‘Too excited to speak'

Aboriginal women and children to benefit from $2.2m grant from the Ian Potter Foundation

The Ian Potter Foundation has awarded just over $2.2M over a five-year period to World Vision Australia (WVA) to support three remote communities develop their own Aboriginal operated and managed early childhood care and development program.

The funding will allow for the expansion of WVA’s early childhood work into three new communities in the Derby region of Western Australia (Looma, Noonkanbah and Jarlmadanhagh Burru).

With six remote centres already in place, this expansion will bring early childhood services to all major communities in the Derby region and support over 500 children aged 0–4 and their parents.

Teresa Hutchins, the programs manager, said she was ‘too excited to speak,’ when she heard that World Vision had been awarded the Ian Potter funding.

“Aboriginal children in these communities are some of the most disadvantaged in the country. It was just the best thing to be able to ring the communities and say: ‘We are on – we can do it!’”

To date, 12 early childhood Community Facilitator positions have been created and enabled previously unemployed women to receive training and employment in their own communities.

“These women were mothers at home with their kids who didn’t have any qualifications or confidence to find employment. Now they are attending training events, talking about early childhood issues and getting ready to present at a national conference,” Ms Hutchins said.

“The new funding will allow us to employ more local women and provide them with the same training and learning opportunities, as well as supporting them to develop services in their own communities. 

“These three new communities are passionate about improving the wellbeing of their youngest children but had not been able to secure support from Government or anyone else to make their dreams a reality,” she said.  

Indigenous children living in remote areas are some of the most educationally disadvantaged children in Australia. Without access to parenting support and basic early childhood services like playgroups and school transition programs available in the cities, many Indigenous children can find themselves struggling by the time they commence their formal education.
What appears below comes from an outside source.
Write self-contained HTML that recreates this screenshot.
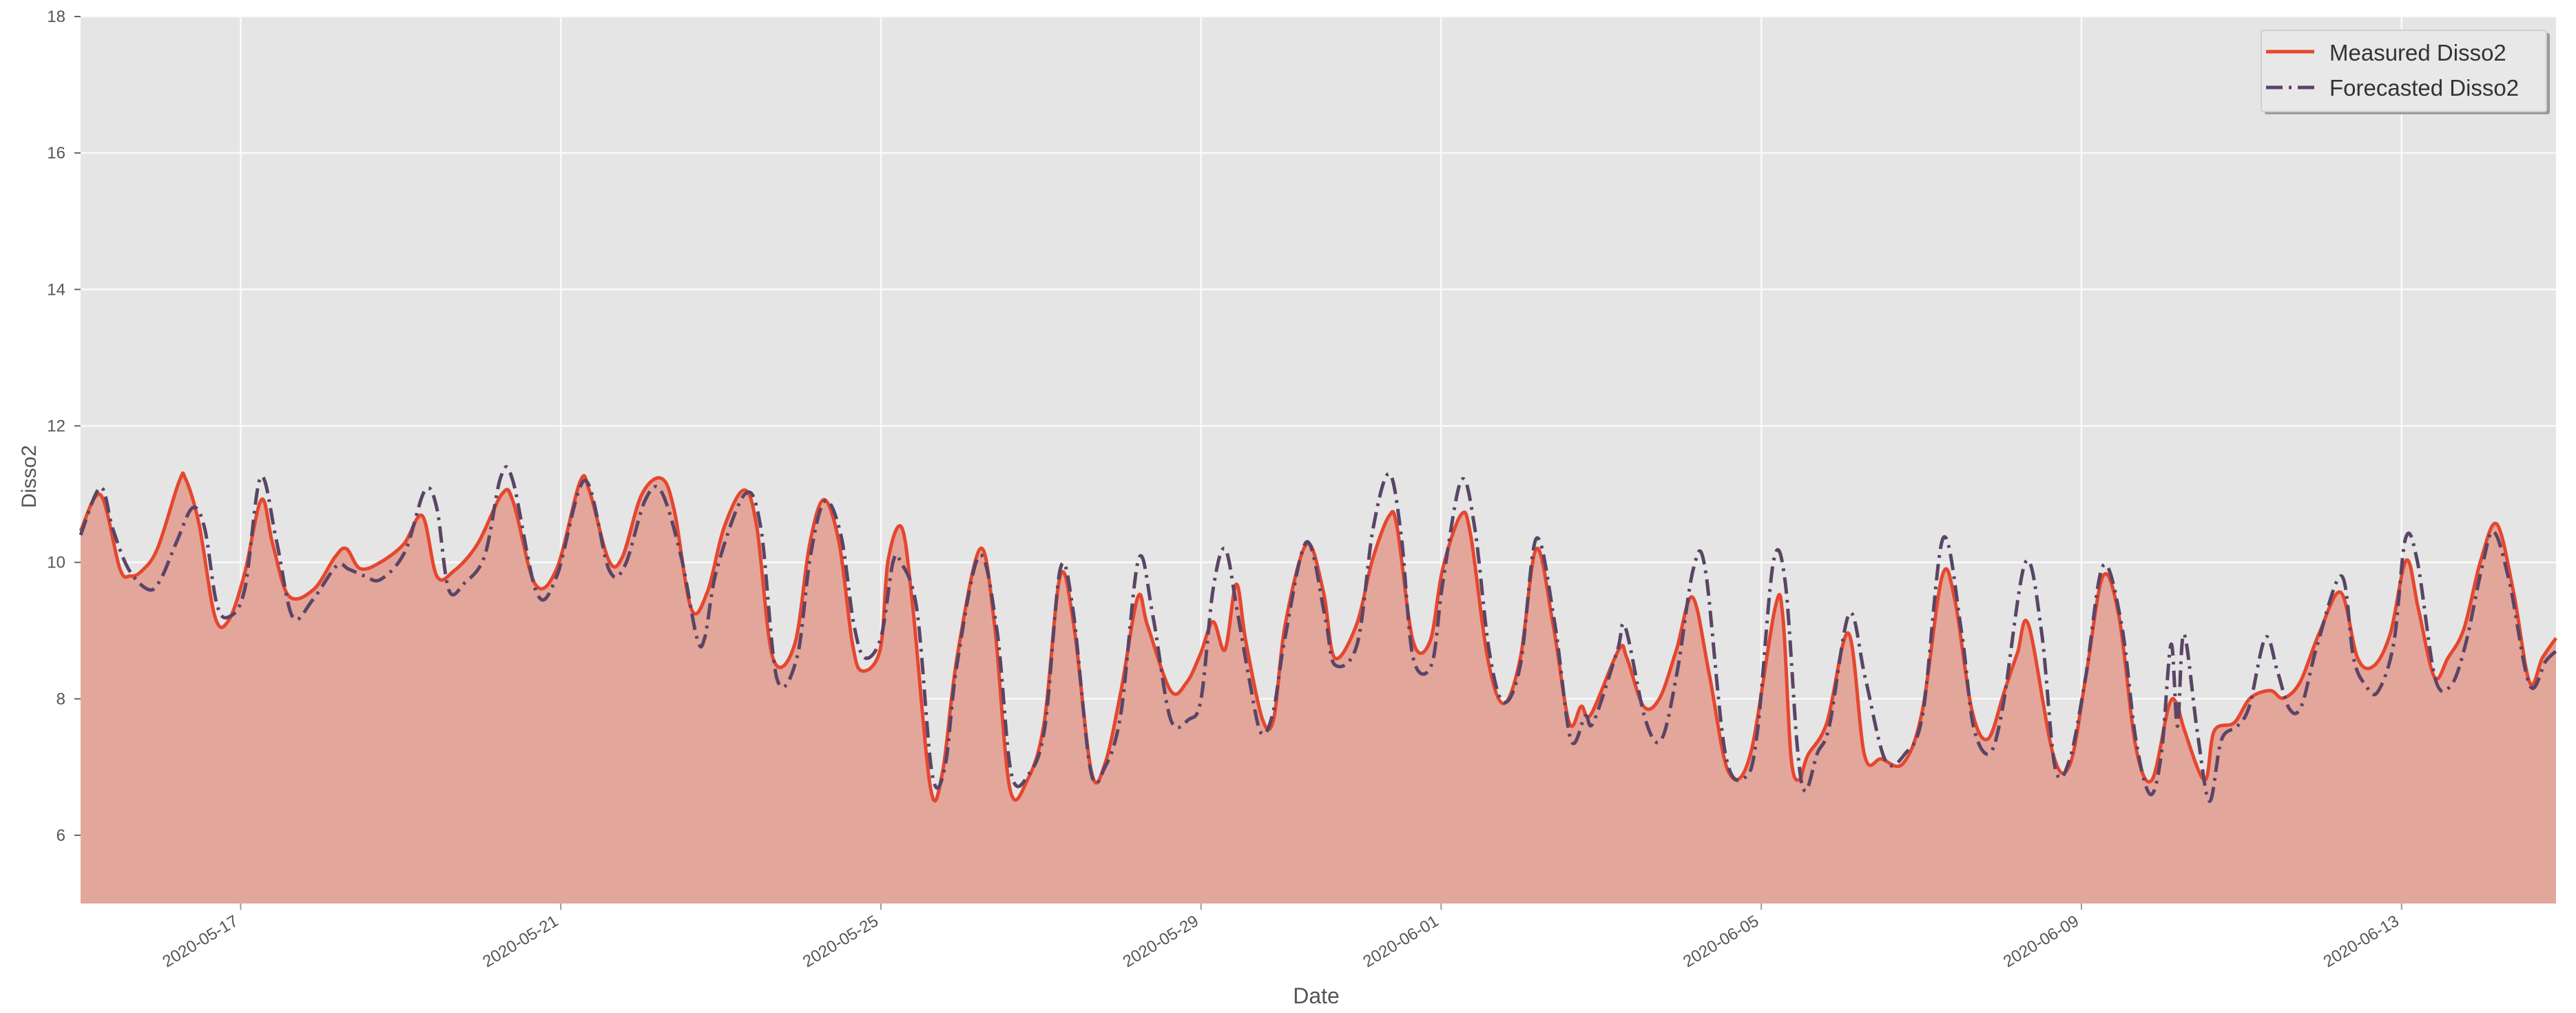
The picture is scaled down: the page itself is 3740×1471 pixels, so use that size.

“If we don’t set children up for success before they start school it is really hard for them to make up for this once they are at school. Often children drop out before the end of middle school, leading to a life of unemployment and poor health and social wellbeing,” Ms Hutchins continued.

“Youth suicide in Aboriginal communities is among the highest in the world, starting young, giving children the skills, confidence and supporting the development of a strong cultural identity, gives them the resilience to overcome challenges throughout their childhood and well into adulthood.”

Mr Charles Goode AC, Chair of The Ian Potter Foundation said, ‘There is a clear need for early childhood services for these remote communities. The Ian Potter Foundation is pleased to support a proven program that is community led and operated and managed by local Indigenous people with support from World Vision Australia.

“World Vision Australia has a policy of exiting the community once local people and organisations are trained to run the program independently.  This should provide an on-going sustainable model that leads to improved outcomes for all involved.”

As well as allowing World Vision to train and employ more local Aboriginal early childhood community development facilitators, the grant will also fund the establishment of early childhood reference groups, responsible for championing and driving the early childhood agendas in their communities, as well as supported playgroups for parents and caregivers and their young children.

The program will also develop a local early childhood workforce through a broader community-based mix of informal and formal early childhood education and training and join with the six other communities in the network to engage in regional forums and learning events.

WVA has already successfully implemented this regional model of community-led, Aboriginal-operated and managed early childhood service in another two locations: the Warlpiri region of the Northern Territory and the Pilbara region in WA.

According to World Vision Australia CEO, Claire Rogers, many people tend to associate World Vision with international aid and development, however the organisation is equally committed to its work with Aboriginal communities.

“World Vision Australia is living out our mission to reach and support the world’s most vulnerable children some of whom are within Aboriginal communities in our country.”